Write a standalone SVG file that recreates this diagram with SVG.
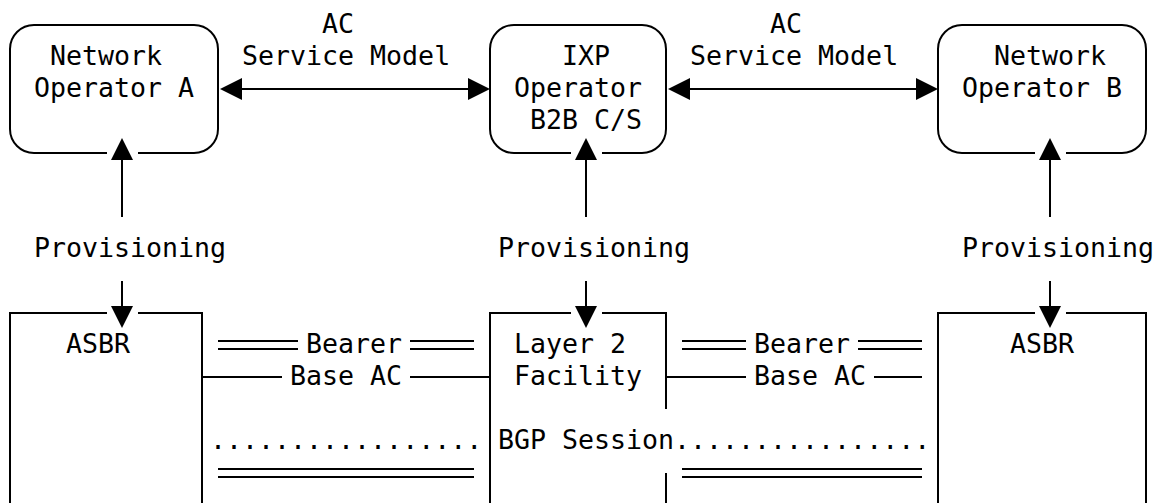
<svg xmlns="http://www.w3.org/2000/svg" width="1156" height="503" viewBox="0 0 1156 503">
<style>
  .t { font-family: "DejaVu Sans Mono", "Liberation Mono", monospace; font-size: 26.6px; fill: #000; }
  .ln { fill: none; stroke: #000; stroke-width: 2; }
  .arr { fill: none; stroke: #000; stroke-width: 2; marker-end: url(#ah); }
  .arr2 { fill: none; stroke: #000; stroke-width: 2; marker-start: url(#ah); marker-end: url(#ah); }
</style>
<defs>
  <marker id="ah" viewBox="0 0 22 22" refX="0" refY="11" markerWidth="22" markerHeight="22" markerUnits="userSpaceOnUse" orient="auto-start-reverse">
    <path d="M0,0 L22,11 L0,22 z" fill="#000"/>
  </marker>
</defs>
<rect width="1156" height="503" fill="#fff"/>

<g id="nodeOperatorA">
  <path class="ln" d="M138,153 H194 A24,24 0 0 0 218,129 V49 A24,24 0 0 0 194,25 H34 A24,24 0 0 0 10,49 V129 A24,24 0 0 0 34,153 H107"/>
  <text class="t" x="50" y="65">Network</text>
  <text class="t" x="34" y="97">Operator A</text>
</g>
<g id="nodeIXPOperator">
  <path class="ln" d="M602,153 H642 A24,24 0 0 0 666,129 V49 A24,24 0 0 0 642,25 H514 A24,24 0 0 0 490,49 V129 A24,24 0 0 0 514,153 H571"/>
  <text class="t" x="562" y="65">IXP</text>
  <text class="t" x="514" y="97">Operator</text>
  <text class="t" x="530" y="129">B2B C/S</text>
</g>
<g id="nodeOperatorB">
  <path class="ln" d="M1066,153 H1122 A24,24 0 0 0 1146,129 V49 A24,24 0 0 0 1122,25 H962 A24,24 0 0 0 938,49 V129 A24,24 0 0 0 962,153 H1035"/>
  <text class="t" x="994" y="65">Network</text>
  <text class="t" x="962" y="97">Operator B</text>
</g>
<g id="nodeASBRA">
  <path class="ln" d="M10,505 V313 H107 M138,313 H202 V505"/>
  <text class="t" x="66" y="353">ASBR</text>
</g>
<g id="nodeLayer2">
  <path class="ln" d="M490,505 V313 H571 M602,313 H666 V409 M666,473 V505"/>
  <text class="t" x="514" y="353">Layer 2</text>
  <text class="t" x="514" y="385">Facility</text>
</g>
<g id="nodeASBRB">
  <path class="ln" d="M938,505 V313 H1035 M1066,313 H1146 V505"/>
  <text class="t" x="1010" y="353">ASBR</text>
</g>

<g id="connectors">
  <!-- AC service model arrows -->
  <line class="arr2" x1="242" y1="89" x2="468" y2="89"/>
  <text class="t" x="322" y="33">AC</text>
  <text class="t" x="242" y="65">Service Model</text>
  <line class="arr2" x1="690" y1="89" x2="916" y2="89"/>
  <text class="t" x="770" y="33">AC</text>
  <text class="t" x="690" y="65">Service Model</text>

  <!-- Provisioning -->
  <line class="arr" x1="122" y1="217" x2="122" y2="160"/>
  <line class="arr" x1="122" y1="281" x2="122" y2="306"/>
  <text class="t" x="34" y="257">Provisioning</text>
  <line class="arr" x1="586" y1="217" x2="586" y2="160"/>
  <line class="arr" x1="586" y1="281" x2="586" y2="306"/>
  <text class="t" x="498" y="257">Provisioning</text>
  <line class="arr" x1="1050" y1="217" x2="1050" y2="160"/>
  <line class="arr" x1="1050" y1="281" x2="1050" y2="306"/>
  <text class="t" x="962" y="257">Provisioning</text>

  <!-- Bearer -->
  <path class="ln" d="M218,341 H298 M218,349 H298 M410,341 H474 M410,349 H474"/>
  <text class="t" x="306" y="353">Bearer</text>
  <path class="ln" d="M682,341 H746 M682,349 H746 M858,341 H922 M858,349 H922"/>
  <text class="t" x="754" y="353">Bearer</text>

  <!-- Base AC -->
  <path class="ln" d="M202,377 H282 M410,377 H490"/>
  <text class="t" x="290" y="385">Base AC</text>
  <path class="ln" d="M666,377 H746 M874,377 H922"/>
  <text class="t" x="754" y="385">Base AC</text>

  <!-- BGP Session -->
  <text class="t" x="210" y="449">.................</text>
  <text class="t" x="498" y="449">BGP Session</text>
  <text class="t" x="674" y="449">................</text>

  <!-- lower double lines -->
  <path class="ln" d="M218,469 H474 M218,477 H474 M682,469 H922 M682,477 H922"/>
</g>
</svg>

┄┄┄┄┄┄┄┄┄┄

GIVEN INSTRUCTION - Return the listing above word for word, with the pictures removed.

RESPONSE TO THE TASK -
Write a standalone SVG file that recreates this diagram with SVG.
<svg xmlns="http://www.w3.org/2000/svg" width="1156" height="503" viewBox="0 0 1156 503">
<style>
  .t { font-family: "DejaVu Sans Mono", "Liberation Mono", monospace; font-size: 26.6px; fill: #000; }
  .ln { fill: none; stroke: #000; stroke-width: 2; }
  .arr { fill: none; stroke: #000; stroke-width: 2; marker-end: url(#ah); }
  .arr2 { fill: none; stroke: #000; stroke-width: 2; marker-start: url(#ah); marker-end: url(#ah); }
</style>
<defs>
  <marker id="ah" viewBox="0 0 22 22" refX="0" refY="11" markerWidth="22" markerHeight="22" markerUnits="userSpaceOnUse" orient="auto-start-reverse">
    <path d="M0,0 L22,11 L0,22 z" fill="#000"/>
  </marker>
</defs>
<rect width="1156" height="503" fill="#fff"/>

<g id="nodeOperatorA">
  <path class="ln" d="M138,153 H194 A24,24 0 0 0 218,129 V49 A24,24 0 0 0 194,25 H34 A24,24 0 0 0 10,49 V129 A24,24 0 0 0 34,153 H107"/>
  <text class="t" x="50" y="65">Network</text>
  <text class="t" x="34" y="97">Operator A</text>
</g>
<g id="nodeIXPOperator">
  <path class="ln" d="M602,153 H642 A24,24 0 0 0 666,129 V49 A24,24 0 0 0 642,25 H514 A24,24 0 0 0 490,49 V129 A24,24 0 0 0 514,153 H571"/>
  <text class="t" x="562" y="65">IXP</text>
  <text class="t" x="514" y="97">Operator</text>
  <text class="t" x="530" y="129">B2B C/S</text>
</g>
<g id="nodeOperatorB">
  <path class="ln" d="M1066,153 H1122 A24,24 0 0 0 1146,129 V49 A24,24 0 0 0 1122,25 H962 A24,24 0 0 0 938,49 V129 A24,24 0 0 0 962,153 H1035"/>
  <text class="t" x="994" y="65">Network</text>
  <text class="t" x="962" y="97">Operator B</text>
</g>
<g id="nodeASBRA">
  <path class="ln" d="M10,505 V313 H107 M138,313 H202 V505"/>
  <text class="t" x="66" y="353">ASBR</text>
</g>
<g id="nodeLayer2">
  <path class="ln" d="M490,505 V313 H571 M602,313 H666 V409 M666,473 V505"/>
  <text class="t" x="514" y="353">Layer 2</text>
  <text class="t" x="514" y="385">Facility</text>
</g>
<g id="nodeASBRB">
  <path class="ln" d="M938,505 V313 H1035 M1066,313 H1146 V505"/>
  <text class="t" x="1010" y="353">ASBR</text>
</g>

<g id="connectors">
  <!-- AC service model arrows -->
  <line class="arr2" x1="242" y1="89" x2="468" y2="89"/>
  <text class="t" x="322" y="33">AC</text>
  <text class="t" x="242" y="65">Service Model</text>
  <line class="arr2" x1="690" y1="89" x2="916" y2="89"/>
  <text class="t" x="770" y="33">AC</text>
  <text class="t" x="690" y="65">Service Model</text>

  <!-- Provisioning -->
  <line class="arr" x1="122" y1="217" x2="122" y2="160"/>
  <line class="arr" x1="122" y1="281" x2="122" y2="306"/>
  <text class="t" x="34" y="257">Provisioning</text>
  <line class="arr" x1="586" y1="217" x2="586" y2="160"/>
  <line class="arr" x1="586" y1="281" x2="586" y2="306"/>
  <text class="t" x="498" y="257">Provisioning</text>
  <line class="arr" x1="1050" y1="217" x2="1050" y2="160"/>
  <line class="arr" x1="1050" y1="281" x2="1050" y2="306"/>
  <text class="t" x="962" y="257">Provisioning</text>

  <!-- Bearer -->
  <path class="ln" d="M218,341 H298 M218,349 H298 M410,341 H474 M410,349 H474"/>
  <text class="t" x="306" y="353">Bearer</text>
  <path class="ln" d="M682,341 H746 M682,349 H746 M858,341 H922 M858,349 H922"/>
  <text class="t" x="754" y="353">Bearer</text>

  <!-- Base AC -->
  <path class="ln" d="M202,377 H282 M410,377 H490"/>
  <text class="t" x="290" y="385">Base AC</text>
  <path class="ln" d="M666,377 H746 M874,377 H922"/>
  <text class="t" x="754" y="385">Base AC</text>

  <!-- BGP Session -->
  <text class="t" x="210" y="449">.................</text>
  <text class="t" x="498" y="449">BGP Session</text>
  <text class="t" x="674" y="449">................</text>

  <!-- lower double lines -->
  <path class="ln" d="M218,469 H474 M218,477 H474 M682,469 H922 M682,477 H922"/>
</g>
</svg>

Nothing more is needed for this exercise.